Sunday, September 26, 2021

Lancashire folk horror - a dark place

Last year, as we lurched into lockdown and I was task-avoiding the final flourish on writing my thesis, I got absorbed in folk horror. It sort of coincided with a ratcheting-up of my enthusiasm for fell walking and discovering the countryside. 

Maybe it was the shrinking of our world to what was within reach that made me deeply yearn for what lay beyond. My morning walk and cycle ride saw me become fascinated with things that hadn't caught my attention - a disused piece of farm machinery became my companion and I would stop and speak to it every day, an emotional crutch and a recipient of dark thoughts. I even gave her a name - Darkness. I would also seek out abandoned barns and remote dwellings, sometimes off the beaten track, but also sometimes just tucked away, and let us remember here, they all had a Greater Manchester postcode.

I'll lay my cards on the table. Folk horror is a sometimes shocking but always dramatic film genre, never passive, never unchallenging, I can take it in small doses, but horror still works better in film than in literary fiction. The origin story starts with Michael Reeves’ Witchfinder General (1968), Piers Haggard’s Blood on Satan’s Claw (1971) and Robin Hardy’s The Wicker Man (1973) but the most shocking modern film that can trace a line back - particularly to the latter classic - is Midsommar (2019), directed by Ari Aster, also responsible for the seriously terrifying Hereditary (2018).

Here's the thing though, seeing something grotesque, otherworldly and weird is terrifying and the tricks of light and sound make it all-consuming. Reading about it is just a bit odd, but far harder to accomplish as a writer. 

I say this because in fairly short order I read all three of Lancashire writer Andrew Michael Hurley's novels - the Loney, Devil's Day and Starve Acre. What I liked about all three were the dramatic descriptions of place. All three were set in locations I know a little of - the Lune Estuary, the Trough of Bowland and, less so, the Yorkshire Moors. Life feels hard for all of the characters in them, the plots are all tight, odd, and well-paced. Hurley told my friend, the writer Mark Sutcliffe, that the greatest compliment he could receive would be that if you felt you were there, in the mud, on the moors and feeling the rain, then he's done his job. I'd agree with that, and he is very, very good at atmospheric descriptive writing.

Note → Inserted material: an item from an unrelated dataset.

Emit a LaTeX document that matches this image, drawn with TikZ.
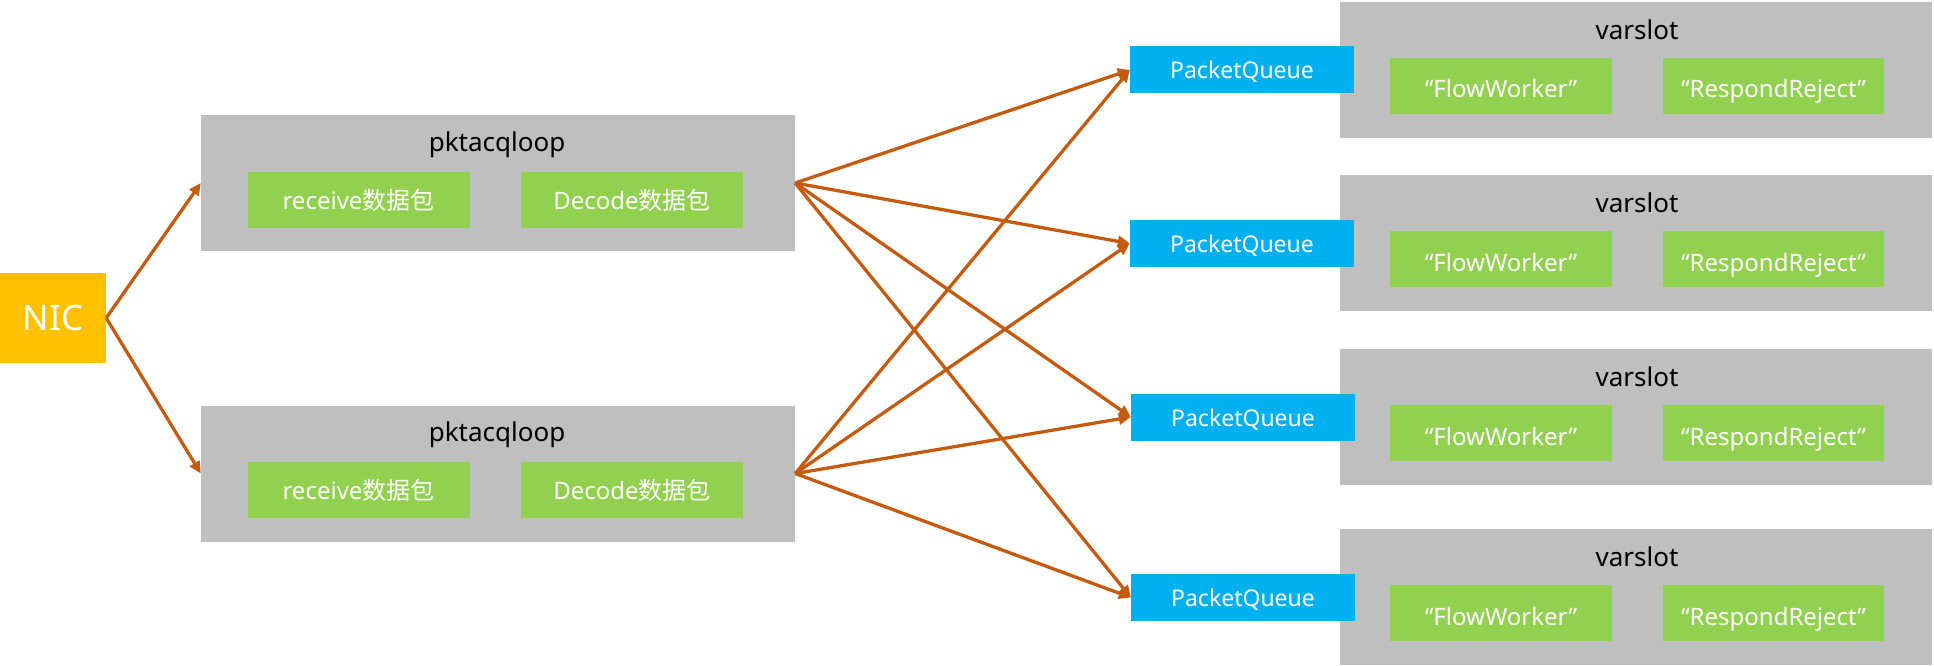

Yes, there's a but coming. 

I couldn't quite buy the supernatural elements, yet in each story they are the things I remembered most vividly, and it's what gives me the shivers. I wonder out loud whether stripping them out would make them well-told thrillers, worthy of something a writer of the output and pedigree of Val McDiarmuid would do, but otherwise just bleak Northern noir. 

I note that Hurley has a contribution to a horror collection out soon, and maybe, just maybe, a writer of his skill and growing confidence could win me over to the deeply weird and the terrifyingly eerie.